Where all breathes Europe to the senses,
And sparkling Southern sun dispenses
A lively, varied atmosphere.
Along the merry streets you'll hear
Italian voices ringing loudly
You'll meet the haughty Slav, the Greek,
Armenian, Spaniard, Frenchman sleek,
The stout Moldavian prancing proudly.
And Egypt's son as well you'll see …

There is a Frisian folktale about a young man whose father sent him into the world with an oar over his shoulder, and who was only allowed to stop roaming when he came to a land where people would ask him:
‘What is that strange stick you've got there?’ During my travels, I applied the same methodology with regard to the question of where Europe stops. I soon noticed that, in day-to-day life, the problem is not all that complicated: people decide for themselves where they belong, and they make no bones about it. Whenever there was talk of holidays ‘in Europe’, the quality of ‘European clothing’ or family members ‘in Europe’, I knew one thing for certain: I had crossed the shadowy outer limits of Europe.

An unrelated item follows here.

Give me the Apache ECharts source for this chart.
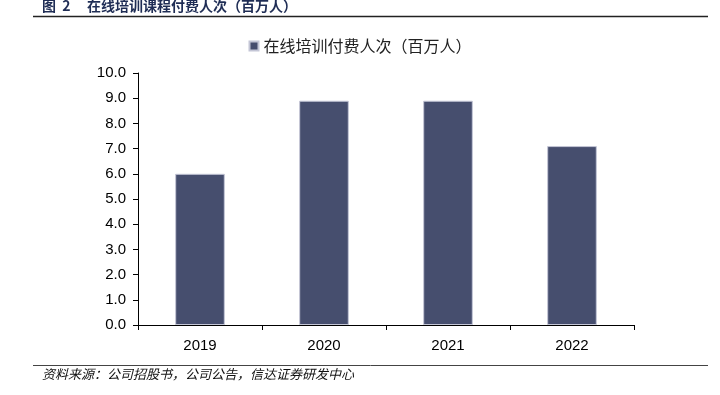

That had happened in St Petersburg, in Moscow, in Volgograd – oh, how badly my tour guide there wanted to move ‘to Europe’ – as well as in Vilnius, and even one time in Warsaw. In Istanbul, too, the common parlance is as clear as can be: on the ferries across the Bosphorus, people speak of the ‘European’ side and the ‘Asian’ side. But in Greece or Bosnia, officially on the ‘Byzantine’ side of the line, I have never heard anyone say he was going to Europe. Huntington's line may seem convincing at a glance, but the reality is much more jagged, much more ruled by the emotions of the day, much more, too, by recent experiences.